Читать ««На пороге как бы двойного бытия...». О творчестве И. А. Гончарова и его современников» онлайн - страница 10

Михаил Отрадин

Оказывается; заурядное, пошлое сознание содержит в себе «всё», даже высокие романтические ценности. Высокое присутствует не над пошлым в жизни, а внутри этого пошлого, растворено в нем. Но это высокое не может пробиться, осуществиться через «жуирование». Являясь на любовное свидание к очередной своей избраннице, Иван Савич произносит всякий раз одну и ту же фразу: «Наконец я у вас, неужели это правда? Не во сне ли я?» Фраза явно отдает цитатой. У Поджабрина нет в «жуировании» своего, не эпигонского слова. Ему оно не дается. В этом явная творческая несостоятельность такого, пошлого сознания. В этом Поджабрин явно противопоставлен моцартовскому и пушкинскому герою. Вспомним: пушкинский Дон Гуан готовится к предстоящему свиданию с Доной Анной:

С чего начну? <…>

Что в голову придет,

То и скажу, без предуготовленья,

Импровизатором любовной песни…[34]

Как сказано в «Каменном госте»,

…Из наслаждений жизни

Одной любви музыка уступает;

Но и любовь мелодия…[35]

Жуирование Поджабрина, эпигона в слове, в стиле существования никогда не станет «мелодией», индивидуальным, неповторимым чувством; жуирование превращается в бесконечный бег, в котором всякая остановка оборачивается провалом в «скуку».

Четыре поджабринские истории объединены не только главным героем. В них есть сквозной мотив «скука — веселье». О томительной скуке сказано уже в начальных строках «Поджабрина». Сперва может показаться, что скука — это черта обыденного существования бездельника Ивана Савича. С такого бытового мотива скуки начинается и панаевский «Онагр». Но довольно быстро читатель начинает понимать, что скука в жизни гончаровского героя имеет не бытовой, а какой-то высший, метафизический смысл. Скука в сознании Ивана Савича связана с жизнью, которая идет впустую, без жуирования.

Пытаясь победить скуку, Поджабрин на своем уровне повторяет раз за разом путь пушкинского Фауста (имеется в виду «Сцена из Фауста»).

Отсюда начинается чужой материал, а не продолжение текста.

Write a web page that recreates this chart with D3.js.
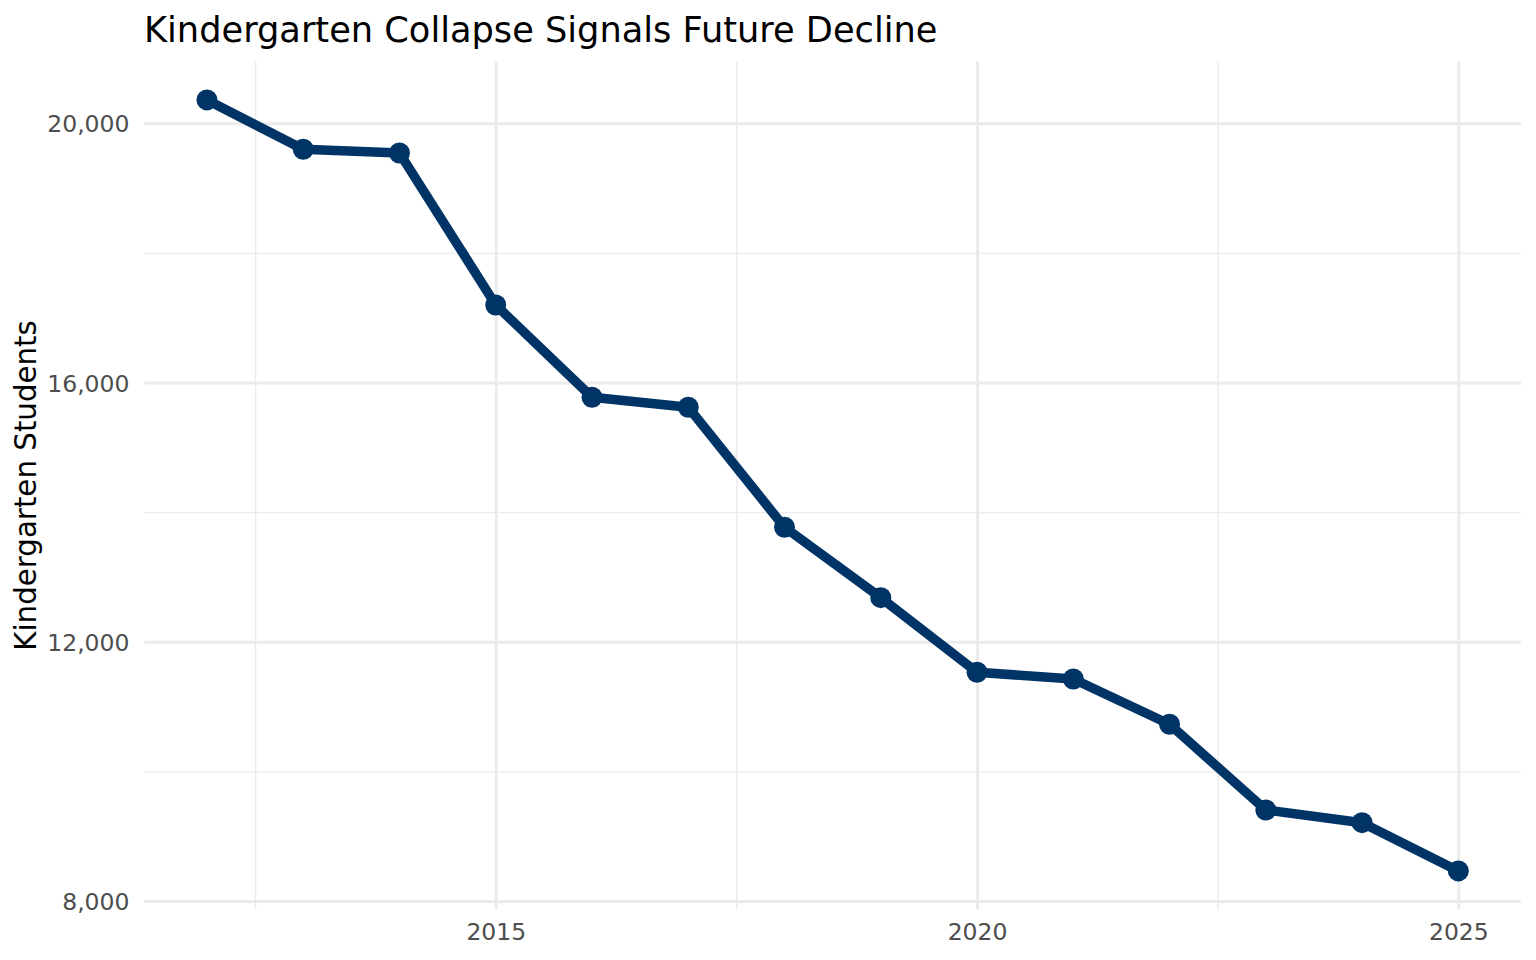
<!DOCTYPE html>
<html>
<head>
<meta charset="utf-8">
<script src="https://cdn.jsdelivr.net/npm/d3@7"></script>
<style>
  html, body { margin: 0; padding: 0; background: #ffffff; }
  svg { display: block; }
  text { font-family: "DejaVu Sans", sans-serif; }
</style>
</head>
<body>
<svg id="chart" width="1536" height="960"></svg>
<script>
// ---- data ----
const years = [2012, 2013, 2014, 2015, 2016, 2017, 2018, 2019, 2020, 2021, 2022, 2023, 2024, 2025];
const students = [20360, 19599, 19542, 17196, 15772, 15618, 13766, 12680, 11529, 11425, 10726, 9404, 9208, 8463];
const yMajorTicks = [8000, 12000, 16000, 20000];
const yMinorTicks = [10000, 14000, 18000];
const xMajorTicks = [2015, 2020, 2025];
const xMinorTicks = [2012.5, 2017.5, 2022.5];
const titleText = "Kindergarten Collapse Signals Future Decline";
const yTitleText = "Kindergarten Students";

// ---- layout ----
const W = 1536, H = 960;
const panel = { left: 144.4, right: 1520.9, top: 61.4, bottom: 909.5 };
const lineColor = "#003366";
const gridColor = "#EBEBEB";
const tickColor = "#4D4D4D";

const svg = d3.select("#chart");
svg.append("rect").attr("width", W).attr("height", H).attr("fill", "#ffffff");

function expand(ext, f) {
  const d = (ext[1] - ext[0]) * f;
  return [ext[0] - d, ext[1] + d];
}

const x = d3.scaleLinear()
  .domain(expand(d3.extent(years), 0.05))
  .range([panel.left, panel.right]);
const y = d3.scaleLinear()
  .domain(expand(d3.extent(students), 0.05))
  .range([panel.bottom, panel.top]);

const pw = panel.right - panel.left;
const ph = panel.bottom - panel.top;

// minor gridlines
svg.append("g")
  .attr("transform", `translate(${panel.left},0)`)
  .call(d3.axisLeft(y).tickValues(yMinorTicks).tickSize(-pw).tickFormat(""))
  .call(g => g.select(".domain").remove())
  .call(g => g.selectAll("line").attr("stroke", gridColor).attr("stroke-width", 1.42));
svg.append("g")
  .attr("transform", `translate(0,${panel.bottom})`)
  .call(d3.axisBottom(x).tickValues(xMinorTicks).tickSize(-ph).tickFormat(""))
  .call(g => g.select(".domain").remove())
  .call(g => g.selectAll("line").attr("stroke", gridColor).attr("stroke-width", 1.42));

// major gridlines
svg.append("g")
  .attr("transform", `translate(${panel.left},0)`)
  .call(d3.axisLeft(y).tickValues(yMajorTicks).tickSize(-pw).tickFormat(""))
  .call(g => g.select(".domain").remove())
  .call(g => g.selectAll("line").attr("stroke", gridColor).attr("stroke-width", 2.84));
svg.append("g")
  .attr("transform", `translate(0,${panel.bottom})`)
  .call(d3.axisBottom(x).tickValues(xMajorTicks).tickSize(-ph).tickFormat(""))
  .call(g => g.select(".domain").remove())
  .call(g => g.selectAll("line").attr("stroke", gridColor).attr("stroke-width", 2.84));

// y tick labels
svg.append("g")
  .attr("transform", `translate(${panel.left},0)`)
  .call(d3.axisLeft(y).tickValues(yMajorTicks).tickSize(0).tickPadding(15).tickFormat(d3.format(",")))
  .call(g => g.select(".domain").remove())
  .call(g => g.selectAll("text")
    .attr("fill", tickColor)
    .attr("font-size", "23.47px")
    .attr("font-family", "DejaVu Sans, sans-serif")
    .attr("dy", null)
    .attr("y", 8.6));

// x tick labels
svg.append("g")
  .attr("transform", `translate(0,${panel.bottom})`)
  .call(d3.axisBottom(x).tickValues(xMajorTicks).tickSize(0).tickFormat(d3.format("d")))
  .call(g => g.select(".domain").remove())
  .call(g => g.selectAll("text")
    .attr("fill", tickColor)
    .attr("font-size", "23.47px")
    .attr("font-family", "DejaVu Sans, sans-serif")
    .attr("dy", null)
    .attr("y", 940 - panel.bottom));

// line
const line = d3.line()
  .x((d, i) => x(years[i]))
  .y(d => y(d));
svg.append("path")
  .datum(students)
  .attr("d", line)
  .attr("fill", "none")
  .attr("stroke", lineColor)
  .attr("stroke-width", 9.5)
  .attr("stroke-linejoin", "round")
  .attr("stroke-linecap", "butt");

// points
svg.append("g")
  .selectAll("circle")
  .data(students)
  .join("circle")
  .attr("cx", (d, i) => x(years[i]))
  .attr("cy", d => y(d))
  .attr("r", 10.5)
  .attr("fill", lineColor);

// title
svg.append("text")
  .attr("x", 144)
  .attr("y", 41.7)
  .attr("font-size", "35.2px")
  .attr("fill", "#000000")
  .text(titleText);

// y axis title
svg.append("text")
  .attr("transform", `translate(35.5,${(panel.top + panel.bottom) / 2}) rotate(-90)`)
  .attr("text-anchor", "middle")
  .attr("font-size", "29.3px")
  .attr("fill", "#000000")
  .text(yTitleText);
</script>
</body>
</html>
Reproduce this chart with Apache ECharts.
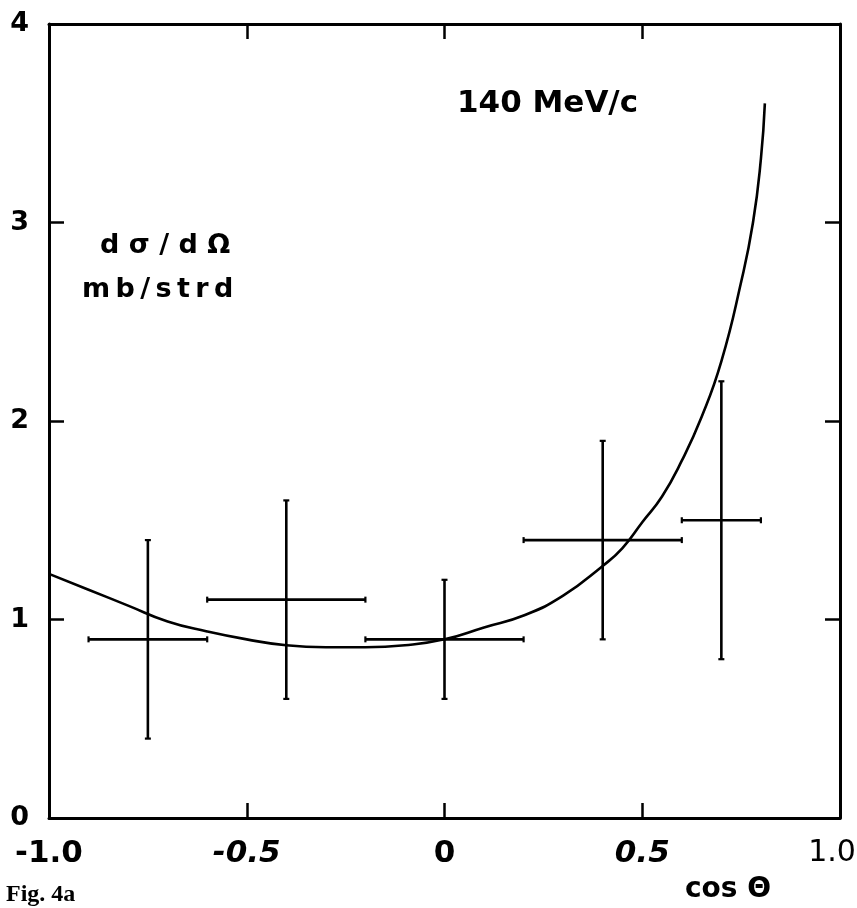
<!DOCTYPE html>
<html>
<head>
<meta charset="utf-8">
<script src="https://cdn.jsdelivr.net/npm/echarts@6/dist/echarts.min.js"></script>
<style>
  html, body { margin: 0; padding: 0; background: #ffffff; overflow: hidden; }
  #chart { width: 857px; height: 908px; }
</style>
</head>
<body>
<div id="chart"></div>
<script>
// Measured points: cos(theta), dσ/dΩ with horizontal bin and vertical error ranges
var pointX   = [-0.75, -0.4, 0.0, 0.4, 0.7];
var pointY   = [0.9, 1.1, 0.9, 1.4, 1.5];
var binLow   = [-0.9, -0.6, -0.2, 0.2, 0.6];
var binHigh  = [-0.6, -0.2, 0.2, 0.6, 0.8];
var errLow   = [0.4, 0.6, 0.6, 0.9, 0.8];
var errHigh  = [1.4, 1.6, 1.2, 1.9, 2.2];

// Theoretical curve
var curveX = [-1.0, -0.9, -0.8, -0.7, -0.6, -0.5, -0.4, -0.3, -0.2, -0.1, 0.0, 0.1, 0.2, 0.3, 0.4, 0.45, 0.5, 0.55, 0.6, 0.65, 0.7, 0.75, 0.78, 0.8, 0.81];
var curveY = [1.23, 1.15, 1.07, 0.99, 0.94, 0.90, 0.87, 0.86, 0.86, 0.87, 0.90, 0.96, 1.02, 1.12, 1.27, 1.36, 1.49, 1.62, 1.80, 2.02, 2.30, 2.70, 3.00, 3.32, 3.60];

// Axis tick labels
var xTickValues = [-1.0, -0.5, 0.0, 0.5, 1.0];
var xTickLabels = ['-1.0', '-0.5', '0', '0.5', '1.0'];
var xTickStyles = ['b', 'i', 'b', 'i', 'n'];
var yTickLabels = ['0', '1', '2', '3', '4'];

var FONT = 'DejaVu Sans';

var errorData = pointX.map(function (x, i) {
  return [x, pointY[i], binLow[i], binHigh[i], errLow[i], errHigh[i]];
});
var curveData = curveX.map(function (x, i) { return [x, curveY[i]]; });

function renderErrorBar(params, api) {
  var c  = api.coord([api.value(0), api.value(1)]);
  var xl = api.coord([api.value(2), api.value(1)]);
  var xh = api.coord([api.value(3), api.value(1)]);
  var yl = api.coord([api.value(0), api.value(4)]);
  var yh = api.coord([api.value(0), api.value(5)]);
  var cap = 3;
  var style = { stroke: '#000', lineWidth: 2.6, fill: null };
  var capStyle = { stroke: '#000', lineWidth: 2.2, fill: null };
  return {
    type: 'group',
    children: [
      { type: 'line', shape: { x1: xl[0], y1: c[1], x2: xh[0], y2: c[1] }, style: style },
      { type: 'line', shape: { x1: c[0], y1: yl[1], x2: c[0], y2: yh[1] }, style: style },
      { type: 'line', shape: { x1: xl[0], y1: c[1] - cap, x2: xl[0], y2: c[1] + cap }, style: capStyle },
      { type: 'line', shape: { x1: xh[0], y1: c[1] - cap, x2: xh[0], y2: c[1] + cap }, style: capStyle },
      { type: 'line', shape: { x1: c[0] - cap, y1: yl[1], x2: c[0] + cap, y2: yl[1] }, style: capStyle },
      { type: 'line', shape: { x1: c[0] - cap, y1: yh[1], x2: c[0] + cap, y2: yh[1] }, style: capStyle }
    ]
  };
}

var frameLine = { show: true, onZero: false, lineStyle: { color: '#000', width: 3 } };
var innerTick = { show: true, inside: true, length: 15, lineStyle: { color: '#000', width: 2.5 } };

var chart = echarts.init(document.getElementById('chart'), null, { renderer: 'canvas' });
chart.setOption({
  backgroundColor: '#ffffff',
  animation: false,
  grid: { left: 49, right: 17, top: 24, bottom: 90, containLabel: false, outerBoundsMode: 'none' },
  xAxis: [
    {
      type: 'value', position: 'bottom', min: -1, max: 1, interval: 0.5,
      axisLine: frameLine, axisTick: innerTick, splitLine: { show: false },
      axisLabel: {
        margin: 20,
        formatter: function (v) {
          for (var i = 0; i < xTickValues.length; i++) {
            if (Math.abs(v - xTickValues[i]) < 1e-9) {
              return '{' + xTickStyles[i] + '|' + xTickLabels[i] + '}';
            }
          }
          return '';
        },
        rich: {
          b: { fontFamily: FONT, fontWeight: 'bold', fontSize: 31, color: '#000' },
          i: { fontFamily: FONT, fontWeight: 'bold', fontStyle: 'italic', fontSize: 31, color: '#000' },
          n: { fontFamily: FONT, fontWeight: 'normal', fontSize: 30, color: '#000', padding: [0, 16, 0, 0] }
        }
      }
    },
    {
      type: 'value', position: 'top', min: -1, max: 1, interval: 0.5,
      axisLine: frameLine, axisTick: innerTick, splitLine: { show: false },
      axisLabel: { show: false }
    }
  ],
  yAxis: [
    {
      type: 'value', position: 'left', min: 0, max: 4, interval: 1,
      axisLine: frameLine, axisTick: innerTick, splitLine: { show: false },
      axisLabel: {
        margin: 20,
        fontFamily: FONT, fontWeight: 'bold', fontSize: 27, color: '#000',
        formatter: function (v) { return yTickLabels[Math.round(v)]; }
      }
    },
    {
      type: 'value', position: 'right', min: 0, max: 4, interval: 1,
      axisLine: frameLine, axisTick: innerTick, splitLine: { show: false },
      axisLabel: { show: false }
    }
  ],
  series: [
    {
      type: 'line',
      data: curveData,
      smooth: true,
      showSymbol: false,
      lineStyle: { color: '#000', width: 2.6 },
      z: 3
    },
    {
      type: 'custom',
      data: errorData,
      renderItem: renderErrorBar,
      encode: { x: 0, y: 1 },
      z: 4
    }
  ],
  graphic: [
    {
      type: 'text', left: 457, top: 88,
      style: { text: '140 MeV/c', font: 'bold 31px "DejaVu Sans"', fill: '#000' }
    },
    {
      type: 'text', left: 100, top: 232,
      style: { text: 'd σ / d Ω', font: 'bold 27px "DejaVu Sans"', fill: '#000' }
    },
    {
      type: 'text', left: 82, top: 276,
      style: { text: 'm\u2009b\u2009/\u2009s\u2009t\u2009r\u2009d', font: 'bold 27px "DejaVu Sans"', fill: '#000' }
    },
    {
      type: 'text', left: 685, top: 876,
      style: { text: 'cos Θ', font: 'bold 28px "DejaVu Sans"', fill: '#000' }
    },
    {
      type: 'text', left: 6, top: 883,
      style: { text: 'Fig. 4a', font: 'bold 24px "Liberation Serif"', fill: '#000' }
    }
  ]
});
</script>
</body>
</html>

Желающий «рассеяться» («Мне скучно, бес»), герой Пушкина, не верящий, что счастье может быть обеспечено «знаниями», «славой» или «мирской честью» (вспомним, как легко отказывается Поджабрин от чинов и славы), заявляет в разговоре с Мефистофелем о «прямом благе» — о «сочетанье двух душ». Как отметил Б. В. Томашевский, говоря о пережитом с Гретхен счастье, Фауст «изъясняется как романтик»[36].

                                           О сон чудесный!

О пламя чистое любви!

Там, там — где тень, где шум древесный,

Где сладко-звонкие струи — Там, на груди ее прелестной

Покоя томную главу,

Я счастлив был…[37]

«Язвительные речи Мефистофеля в “Сцене из Фауста”, — писал Томашевский, — представляют собой последовательное разоблачение романтического “упоения”, которое само в себе несет и разочарование, и душевное опустошение»[38]. Внутри такого напряженного, экзальтированного чувства скрыта скука. Мефистофель напоминает собеседнику, о чем тот думал «в такое время, когда не думает никто»:

Ты думал: агнец мой послушный!

Как жадно я тебя желал! Как хитро в деве простодушной Я грезы сердца возмущал!